Luckily, with my friend coming out this week, we’ve been able to learn that we have more in common now and more to talk about and bond over than we had then. We have the wonderful ability and common shared history to be able to talk about that ridiculous party in the sand pit – the “pit party” – or the terrible yet funny nicknames we used to have for people in high school (Money, Teeth, Banana – because he looked like a monkey… go teenage girls…!). But we’re also finding now that our lives, despite our separate courses and coasts, have miraculously similar trajectories.

It’s been a blessing of the highest sort to have this friendship come back together. There were a few years when I didn’t know if it would, and I was viciously saddened by that, but it was not my business or my plan as to whether someone wanted to be in contact with me again. So, when I would hear a song on the radio that we’d played 10,000 times at the local diner, I got sad, but wished her well. When that movie we’d loved as children came on, I felt a twinge, but sent her the blessings for her life that I wanted for myself. I hope she’s happy.

And then, as luck would have it, we came back together. Slowly, for sure. We’re still in the slowly part. This visit is part of the solidification, but also, I have to take my expectations out of it. I want to make it a “great” time, so that we are friends again. I want it not to rain, so the weather doesn’t reflect something about myself or my life. I want us to not be awkward or have tension so that I don’t lose this again. But, none of that is anything within my control.

All I can chose to do is to be myself. If this is a person she wants to befriend, then she will. As with romantic relationships, if it’s meant to be I can’t screw it up, and if it’s not meant to be, then I can’t fix it.
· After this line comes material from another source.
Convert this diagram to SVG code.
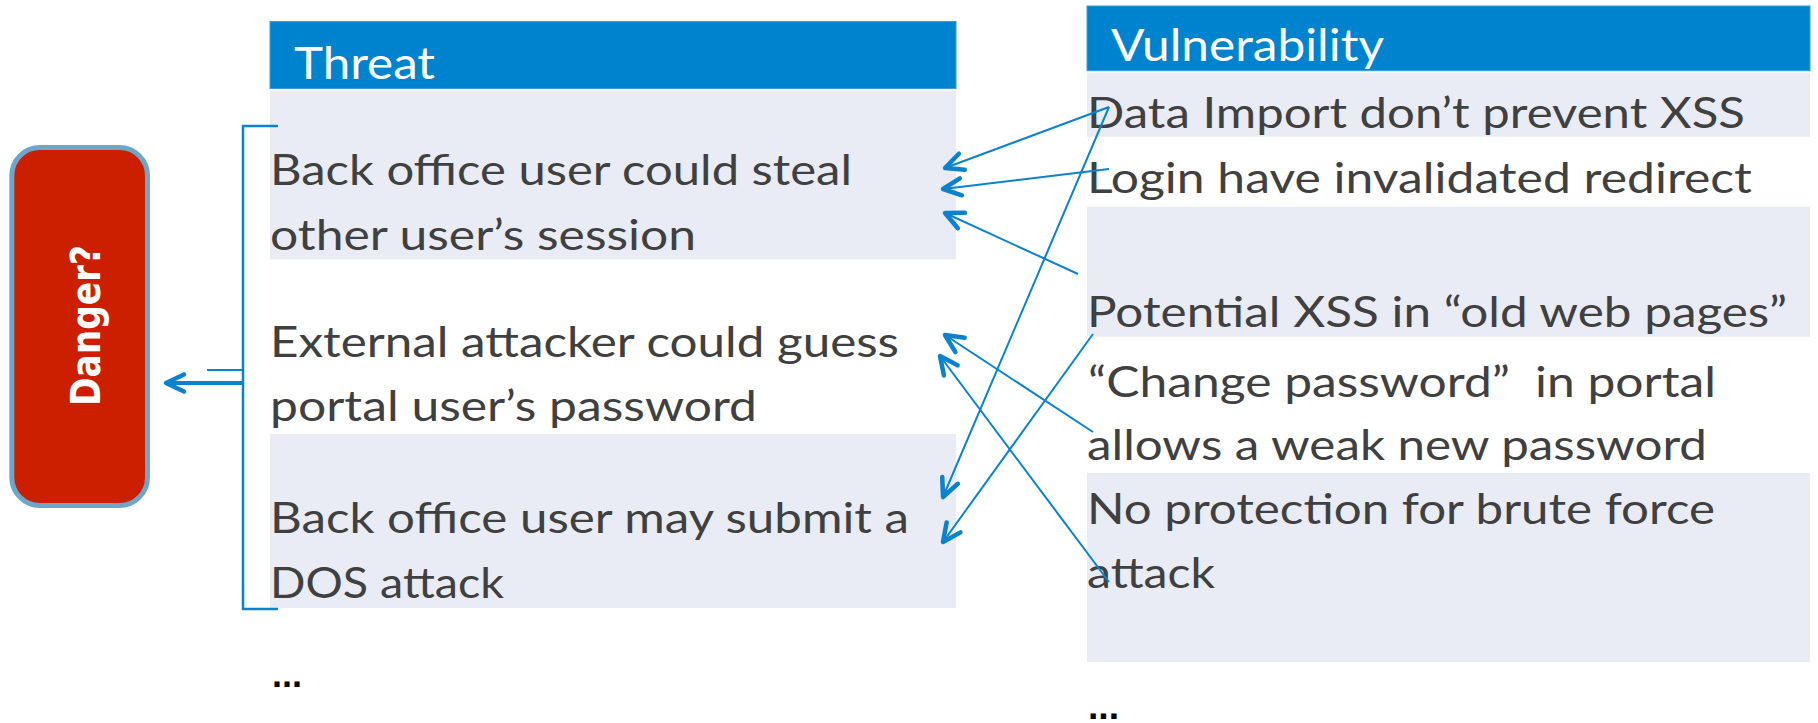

I had a conversation several years ago with a girl friend of mine about the power of female friendships. The “best” friend friendships. How, really, in many ways they are – we said, then – more important and more complicated than romantic relationships. I still think some of that is true. However, part of the difference today with me is that I recognize that people are human (duh), and cannot, simply cannot, fulfill all the things a person I wish ought to. One person cannot be someone’s all. One person cannot be my only friend, or my only social connection, my only vessel of personal relations.

Like seeds, you’ve got to spread it around. Part of this is self-protection, but part of it is simply being realistic. And that is the protective part. If I am realistic about my expectations of other people, then I won’t be hurt if they don’t live up to my demands about them. It is simply unfair to anyone to expect them to fulfill my needs. Firstly and foremostly, I need to ensure that I’m taking care of them for myself to the best of my ability. Then, I can look outside myself to other people, and form relationships where my needs are met. Where my realistic needs are met.

Sorry for the tangent on what I think friendships and relationships are, but this writing is also a reminder to myself of this as my friend comes to visit. For someone who’d been labelled your best friend since the age of 3, that carries a lot of weight – and I’ve recognized, unfair weight. Part of the reason for the separation all those years ago was that we each had massive expectations and need put upon one another – or, I’ll speak for myself, I did that on her. That wasn’t fair, and the friendship burned down painfully.

So, coming to this visit in a spirit of open-mindedness. And a loose set of expectations and desires will help us both to have a better time. The weather isn’t a reflection of me. She’ll have a good time if she’s meant to or wants to. And I can take care of myself, so that I don’t put the onus on her.

However, those two hot chicks you’ll see blaring STP down the interstate? Yeah, that’s us.